I gaze into my bread dough thinking of my aunt, wondering how it was that we never managed to make bread together. I hang onto the sides of the bowl, the glass warm from the hot water it's been standing in, breathing in that intoxicating, yeasty smell. I hang on as if, by grasping this bowl, I can reach back into the generations and pull her out, prevent her from leaving the earth and find a way to tell me how to stop this nagging of the generations that grabs my sleeve and tries to drag me backwards to Alexandria, to Vienna, to Czernowitz, to places with names and nationalities that change with each invasion, each occupation, each pin on a military strategist's map. To the places I didn't have to see but they did; where my grandmother walked barefoot in the snow to find potatoes to feed her family.

I think back to the other stories I know about bread. How in ancient times they made their escape from Egypt before the bread had risen. How we commemorate this by eating flat bread now. How bread fell from the sky when they were in need. How it fed the wanderers looking for a homeland in the desert.

I think about how my grandmother banged on the huge doors of the Jesuit school in Alexandria, demanding that she be allowed to hand-deliver French bread sandwiches to her young sons. None of the other mothers did this, my uncle tells me, during our first meeting in 25 years. Nobody else would dare, but the monks weren't sure what to make of this tiny, formidable woman, speaking at least five languages and looking as determined as she did. She told them what she wanted and her sons ate freshly baked French bread every day. That's just how it was.
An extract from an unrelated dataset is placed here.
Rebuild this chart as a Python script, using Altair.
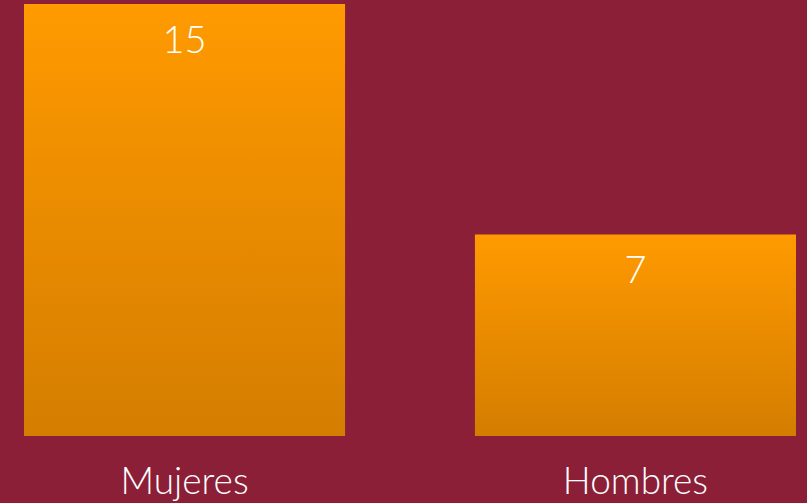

As I stand, kneading the dough on the kitchen counter, I think about where I am in my life and where I am in the life of my family. I am part of the first generation that has grown up in peace time, under no threat of race-based violence. I am making my bread slowly, calmly and in my own home. We can eat this bread piping hot, straight from the oven or I can freeze it for later. I can share it with friends, serve it with butter, marinated vegetables or a big hunk of feta. I don't need to worry if there'll be enough for tomorrow because I can always make more. I don't need to bury it to keep it safe from thieves, like the child survivors my father knew. It's for pleasure, because I choose not to buy it. I don't make it to ward off starvation. It's my choice, a domestic ritual, a meditation, not a necessity in a world governed by fear.

Now that my bread has had its 23 minutes in the oven, it's ready to come out. I pull on the pan and see my 12, crunchy brown rolls crowding against each other in the pan. There's more than I can eat now, so perhaps I should store some? Or should I share it?

This bread has been generations in the making. It may have gone into the oven 23 minutes ago, but the idea of it started long before. Generations and centuries before.

Who should I share this bread with now? Who needs it more than I do, now that we are safe and unafraid? Our suitcases are stored and gather dust. We do not regard our possessions as obstacles to immediate travel and our bank balances are safe from plunder. Other generations have brought us to this place, but now it is time to share the bread we have made, in our freedom.

Shulamit Klinger is a Vancouver freelance writer.